For every $n$ where $H(n) == 0$, these programs cut the file between $n$ and $n+1$.

=== FastCDC ===
FastCDC optimizes Gear-based CDC mainly by adding a "kickstart" loop for bytes before the desired minimal size. By skipping the check for cutting, performance is improved while also adding a feature that allows for controlling the minimum size. The new scheme approximately doubles the speed over the olg Gear-based algorithm and is 10× as fast as the Rabin-based CDC approach.

The basic version pseudocode is provided as follows:

 algorithm FastCDC
     input: data buffer src,
            data length n,
     output: cut point i

     MinSize ← 2KB // split minimum chunk size is 2 KB
     MaxSize ← 64KB // split maximum chunk size is 64 KB
     Mask ← 0x0000d93003530000 // 13 bits set -> desired average size is 2^13 bytes = 8 KB
     fp ← 0 // uint64
     i ← 0

     // buffer size is less than minimum chunk size
     if n ≤ MinSize then
         return n
     if n ≥ MaxSize then
         n ← MaxSize

     // Skip the first MinSize bytes, and kickstart the hash
     while i < MinSize do
         fp ← (fp << 1 ) + Gear[src[i]]
         i ← i + 1

     while i < n do
         fp ← (fp << 1 ) + Gear[src[i]]
         if !(fp & Mask) then
             return i
         i ← i + 1

     return i

Where the Gear array is equivalent to the s table above.

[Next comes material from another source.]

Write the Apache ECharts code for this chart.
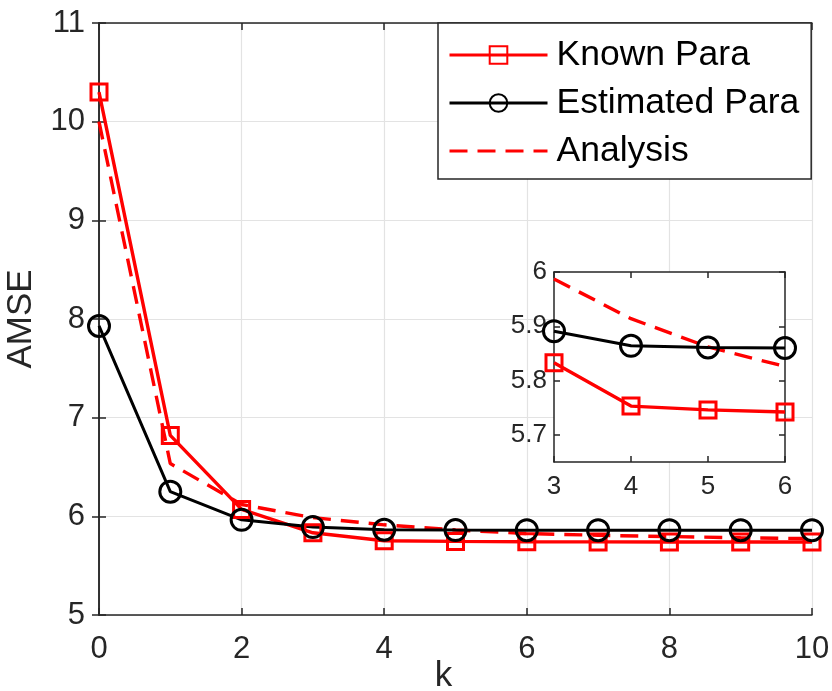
<!DOCTYPE html>
<html><head><meta charset="utf-8">
<script src="https://cdn.jsdelivr.net/npm/echarts@6/dist/echarts.min.js"></script>
<style>html,body{margin:0;padding:0;background:#fff}#c{width:832px;height:691px}</style>
</head><body><div id="c"></div>
<script>
var kValues = [0,1,2,3,4,5,6,7,8,9,10];
var knownPara = [10.30, 6.82, 6.07, 5.833, 5.753, 5.746, 5.742, 5.741, 5.740, 5.740, 5.740];
var estimatedPara = [7.93, 6.25, 5.965, 5.891, 5.864, 5.861, 5.860, 5.860, 5.860, 5.860, 5.860];
var analysis = [10.0, 6.535, 6.12, 5.987, 5.914, 5.862, 5.826, 5.808, 5.795, 5.783, 5.774];
var insetK = [3,4,5,6];
var insetYTicks = [5.7, 5.8, 5.9, 6];

function pairs(xs, ys){ return xs.map(function(x){ return [x, ys[kValues.indexOf(x)]]; }); }

var FONT = 'Liberation Sans';
var AX = '#262626';
var LW = 3.4;
var chart = echarts.init(document.getElementById('c'), null, {renderer:'canvas'});

function mkSeries(name, ys, xs, xi, yi, z){
  var s = {
    name: name, type: 'line', xAxisIndex: xi, yAxisIndex: yi,
    data: pairs(xs, ys), z: z, animation: false, silent: true,
    lineStyle: {width: LW}
  };
  if (name === 'Known Para') {
    s.symbol = 'rect'; s.symbolSize = 16; s.color = '#ff0000';
    s.lineStyle.color = '#ff0000';
    s.itemStyle = {color: 'rgba(255,255,255,0)', borderColor: '#ff0000', borderWidth: 3};
  } else if (name === 'Estimated Para') {
    s.symbol = 'circle'; s.symbolSize = 21; s.color = '#000000';
    s.lineStyle.color = '#000000'; s.lineStyle.width = 3;
    s.itemStyle = {color: 'rgba(255,255,255,0)', borderColor: '#000000', borderWidth: 3};
  } else {
    s.symbol = 'none'; s.color = '#ff0000';
    s.lineStyle.color = '#ff0000'; s.lineStyle.type = [18, 10];
  }
  return s;
}

var option = {
  backgroundColor: '#fff',
  animation: false,
  textStyle: {fontFamily: FONT},
  grid: [
    {left: 99, right: 20, top: 23, bottom: 76, outerBoundsMode: 'none', containLabel: false},
    {left: 554, top: 272, width: 231, height: 190, show: true, backgroundColor: '#fff', borderWidth: 0, z: 5, outerBoundsMode: 'none', containLabel: false}
  ],
  xAxis: [
    {type: 'value', gridIndex: 0, min: 0, max: 10, interval: 2, position: 'bottom',
     name: 'k', nameLocation: 'middle', nameGap: 44, nameMoveOverlap: false,
     nameTextStyle: {fontSize: 35, color: AX, fontFamily: FONT, padding: [0, 24, 0, 0]},
     axisLine: {show: true, lineStyle: {color: AX, width: 1.5}},
     axisTick: {show: true, inside: true, length: 7, lineStyle: {color: AX, width: 1.5}},
     axisLabel: {fontSize: 31, color: AX, margin: 19, fontFamily: FONT},
     splitLine: {show: true, lineStyle: {color: '#e3e3e3', width: 1.2}}},
    {type: 'value', gridIndex: 0, min: 0, max: 10, interval: 2, position: 'top',
     axisLine: {show: true, lineStyle: {color: AX, width: 1.5}},
     axisTick: {show: true, inside: true, length: 7, lineStyle: {color: AX, width: 1.5}},
     axisLabel: {show: false}, splitLine: {show: false}},
    {type: 'value', gridIndex: 1, min: 3, max: 6, interval: 1, position: 'bottom', z: 6,
     axisLine: {show: true, lineStyle: {color: AX, width: 1.5}},
     axisTick: {show: true, inside: true, length: 6, lineStyle: {color: AX, width: 1.5}},
     axisLabel: {fontSize: 26, color: AX, margin: 12, fontFamily: FONT},
     splitLine: {show: false}},
    {type: 'value', gridIndex: 1, min: 3, max: 6, interval: 1, position: 'top', z: 6,
     axisLine: {show: true, lineStyle: {color: AX, width: 1.5}},
     axisTick: {show: true, inside: true, length: 6, lineStyle: {color: AX, width: 1.5}},
     axisLabel: {show: false}, splitLine: {show: false}}
  ],
  yAxis: [
    {type: 'value', gridIndex: 0, min: 5, max: 11, interval: 1, position: 'left',
     name: 'AMSE', nameLocation: 'middle', nameGap: 60, nameRotate: 90, nameMoveOverlap: false,
     nameTextStyle: {fontSize: 35, color: AX, fontFamily: FONT},
     axisLine: {show: true, lineStyle: {color: AX, width: 1.5}},
     axisTick: {show: true, inside: true, length: 7, lineStyle: {color: AX, width: 1.5}},
     axisLabel: {fontSize: 31, color: AX, margin: 14, fontFamily: FONT},
     splitLine: {show: true, lineStyle: {color: '#e3e3e3', width: 1.2}}},
    {type: 'value', gridIndex: 0, min: 5, max: 11, interval: 1, position: 'right',
     axisLine: {show: true, lineStyle: {color: AX, width: 1.5}},
     axisTick: {show: true, inside: true, length: 7, lineStyle: {color: AX, width: 1.5}},
     axisLabel: {show: false}, splitLine: {show: false}},
    {type: 'value', gridIndex: 1, min: 5.65, max: 6, position: 'left', z: 6,
     axisLine: {show: true, lineStyle: {color: AX, width: 1.5}},
     axisTick: {show: true, inside: true, length: 6, customValues: insetYTicks, lineStyle: {color: AX, width: 1.5}},
     axisLabel: {fontSize: 26, color: AX, margin: 7, customValues: insetYTicks, fontFamily: FONT,
       formatter: function(v){ return (Math.round(v*10)/10).toString(); }},
     splitLine: {show: false}},
    {type: 'value', gridIndex: 1, min: 5.65, max: 6, position: 'right', z: 6,
     axisLine: {show: true, lineStyle: {color: AX, width: 1.5}},
     axisTick: {show: true, inside: true, length: 6, customValues: insetYTicks, lineStyle: {color: AX, width: 1.5}},
     axisLabel: {show: false}, splitLine: {show: false}}
  ],
  legend: {
    orient: 'vertical', left: 438, top: 23,
    backgroundColor: '#fff', borderColor: AX, borderWidth: 1.5, borderRadius: 0,
    padding: [14, 12, 10, 10],
    itemWidth: 98, itemHeight: 22, itemGap: 12,
    textStyle: {fontSize: 35.5, color: '#000', fontFamily: FONT, padding: [0, 0, 0, 4]},
    data: [
      {name: 'Known Para', lineStyle: {width: 3}},
      {name: 'Estimated Para', lineStyle: {width: 3}},
      {name: 'Analysis', itemStyle: {opacity: 0}, lineStyle: {width: 3}}
    ]
  },
  series: [
    mkSeries('Known Para', knownPara, kValues, 0, 0, 3),
    mkSeries('Estimated Para', estimatedPara, kValues, 0, 0, 3),
    mkSeries('Analysis', analysis, kValues, 0, 0, 2),
    mkSeries('Known Para', knownPara, insetK, 2, 2, 8),
    mkSeries('Estimated Para', estimatedPara, insetK, 2, 2, 8),
    mkSeries('Analysis', analysis, insetK, 2, 2, 7)
  ]
};
chart.setOption(option);
</script></body></html>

An advanced version uses two different masks derived from the above Mask, one with 15 set bits and the other with 11 set bits. The former is used when i < 8 KB; afterwards the latter takes over. This tightens the chunk-size distribution around the desired average and improves deduplication.

== Computational complexity ==

All rolling hash functions can be computed in linear time for the number of characters and updated in constant time when characters are shifted by one position. In particular, computing the Rabin–Karp rolling hash of a string of length $k$ requires $O(k)$ modular arithmetic operations, and hashing by cyclic polynomials requires $O(k)$ bitwise exclusive ors and circular shifts.